:: WRITTEN PROBLEM ::
Write out the material exactly, with the pictures left out.

:: SOURCE DATA ::

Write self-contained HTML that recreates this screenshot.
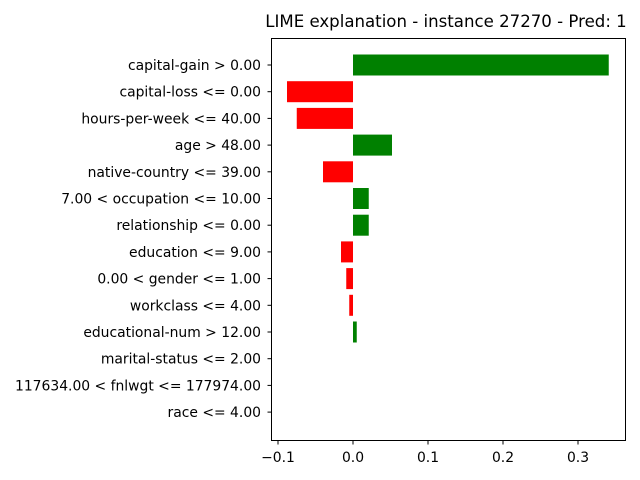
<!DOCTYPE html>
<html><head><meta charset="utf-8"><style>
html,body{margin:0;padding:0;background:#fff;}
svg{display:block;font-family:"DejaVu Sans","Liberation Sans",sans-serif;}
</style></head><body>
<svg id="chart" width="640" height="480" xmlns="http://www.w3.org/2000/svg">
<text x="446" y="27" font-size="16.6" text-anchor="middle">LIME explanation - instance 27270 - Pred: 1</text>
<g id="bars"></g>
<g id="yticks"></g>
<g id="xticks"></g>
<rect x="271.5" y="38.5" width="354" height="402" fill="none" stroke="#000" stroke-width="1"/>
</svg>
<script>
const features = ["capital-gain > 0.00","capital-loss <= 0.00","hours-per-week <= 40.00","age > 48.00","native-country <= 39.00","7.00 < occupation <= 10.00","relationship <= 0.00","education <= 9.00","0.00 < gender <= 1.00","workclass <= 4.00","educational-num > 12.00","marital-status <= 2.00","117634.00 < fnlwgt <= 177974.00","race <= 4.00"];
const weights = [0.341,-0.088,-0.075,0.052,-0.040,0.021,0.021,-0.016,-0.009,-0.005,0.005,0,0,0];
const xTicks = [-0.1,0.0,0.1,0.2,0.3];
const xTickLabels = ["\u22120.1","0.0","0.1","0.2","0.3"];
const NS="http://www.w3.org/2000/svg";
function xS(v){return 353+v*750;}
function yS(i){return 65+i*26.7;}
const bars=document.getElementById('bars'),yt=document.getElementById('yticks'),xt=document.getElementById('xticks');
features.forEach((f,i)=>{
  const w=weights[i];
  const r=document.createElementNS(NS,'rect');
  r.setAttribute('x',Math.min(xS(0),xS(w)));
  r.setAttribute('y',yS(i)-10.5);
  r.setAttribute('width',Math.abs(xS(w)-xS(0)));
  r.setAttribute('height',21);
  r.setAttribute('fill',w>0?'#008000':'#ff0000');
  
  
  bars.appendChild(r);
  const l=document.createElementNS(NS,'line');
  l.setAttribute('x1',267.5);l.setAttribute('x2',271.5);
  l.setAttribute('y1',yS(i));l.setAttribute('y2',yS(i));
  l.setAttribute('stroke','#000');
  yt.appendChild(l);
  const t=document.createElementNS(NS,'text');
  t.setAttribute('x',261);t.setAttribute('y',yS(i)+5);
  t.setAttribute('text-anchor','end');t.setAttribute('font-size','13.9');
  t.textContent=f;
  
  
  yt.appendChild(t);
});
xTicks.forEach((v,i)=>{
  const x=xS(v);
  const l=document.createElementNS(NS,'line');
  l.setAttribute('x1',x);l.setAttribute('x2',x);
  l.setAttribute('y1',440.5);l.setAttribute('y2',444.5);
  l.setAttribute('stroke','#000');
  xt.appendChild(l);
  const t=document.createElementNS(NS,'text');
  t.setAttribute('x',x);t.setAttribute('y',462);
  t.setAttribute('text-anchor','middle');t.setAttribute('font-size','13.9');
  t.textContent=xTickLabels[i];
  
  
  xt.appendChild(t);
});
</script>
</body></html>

:: FINISHED TASK ::
Write self-contained HTML that recreates this screenshot.
<!DOCTYPE html>
<html><head><meta charset="utf-8"><style>
html,body{margin:0;padding:0;background:#fff;}
svg{display:block;font-family:"DejaVu Sans","Liberation Sans",sans-serif;}
</style></head><body>
<svg id="chart" width="640" height="480" xmlns="http://www.w3.org/2000/svg">
<text x="446" y="27" font-size="16.6" text-anchor="middle">LIME explanation - instance 27270 - Pred: 1</text>
<g id="bars"></g>
<g id="yticks"></g>
<g id="xticks"></g>
<rect x="271.5" y="38.5" width="354" height="402" fill="none" stroke="#000" stroke-width="1"/>
</svg>
<script>
const features = ["capital-gain > 0.00","capital-loss <= 0.00","hours-per-week <= 40.00","age > 48.00","native-country <= 39.00","7.00 < occupation <= 10.00","relationship <= 0.00","education <= 9.00","0.00 < gender <= 1.00","workclass <= 4.00","educational-num > 12.00","marital-status <= 2.00","117634.00 < fnlwgt <= 177974.00","race <= 4.00"];
const weights = [0.341,-0.088,-0.075,0.052,-0.040,0.021,0.021,-0.016,-0.009,-0.005,0.005,0,0,0];
const xTicks = [-0.1,0.0,0.1,0.2,0.3];
const xTickLabels = ["\u22120.1","0.0","0.1","0.2","0.3"];
const NS="http://www.w3.org/2000/svg";
function xS(v){return 353+v*750;}
function yS(i){return 65+i*26.7;}
const bars=document.getElementById('bars'),yt=document.getElementById('yticks'),xt=document.getElementById('xticks');
features.forEach((f,i)=>{
  const w=weights[i];
  const r=document.createElementNS(NS,'rect');
  r.setAttribute('x',Math.min(xS(0),xS(w)));
  r.setAttribute('y',yS(i)-10.5);
  r.setAttribute('width',Math.abs(xS(w)-xS(0)));
  r.setAttribute('height',21);
  r.setAttribute('fill',w>0?'#008000':'#ff0000');
  
  
  bars.appendChild(r);
  const l=document.createElementNS(NS,'line');
  l.setAttribute('x1',267.5);l.setAttribute('x2',271.5);
  l.setAttribute('y1',yS(i));l.setAttribute('y2',yS(i));
  l.setAttribute('stroke','#000');
  yt.appendChild(l);
  const t=document.createElementNS(NS,'text');
  t.setAttribute('x',261);t.setAttribute('y',yS(i)+5);
  t.setAttribute('text-anchor','end');t.setAttribute('font-size','13.9');
  t.textContent=f;
  
  
  yt.appendChild(t);
});
xTicks.forEach((v,i)=>{
  const x=xS(v);
  const l=document.createElementNS(NS,'line');
  l.setAttribute('x1',x);l.setAttribute('x2',x);
  l.setAttribute('y1',440.5);l.setAttribute('y2',444.5);
  l.setAttribute('stroke','#000');
  xt.appendChild(l);
  const t=document.createElementNS(NS,'text');
  t.setAttribute('x',x);t.setAttribute('y',462);
  t.setAttribute('text-anchor','middle');t.setAttribute('font-size','13.9');
  t.textContent=xTickLabels[i];
  
  
  xt.appendChild(t);
});
</script>
</body></html>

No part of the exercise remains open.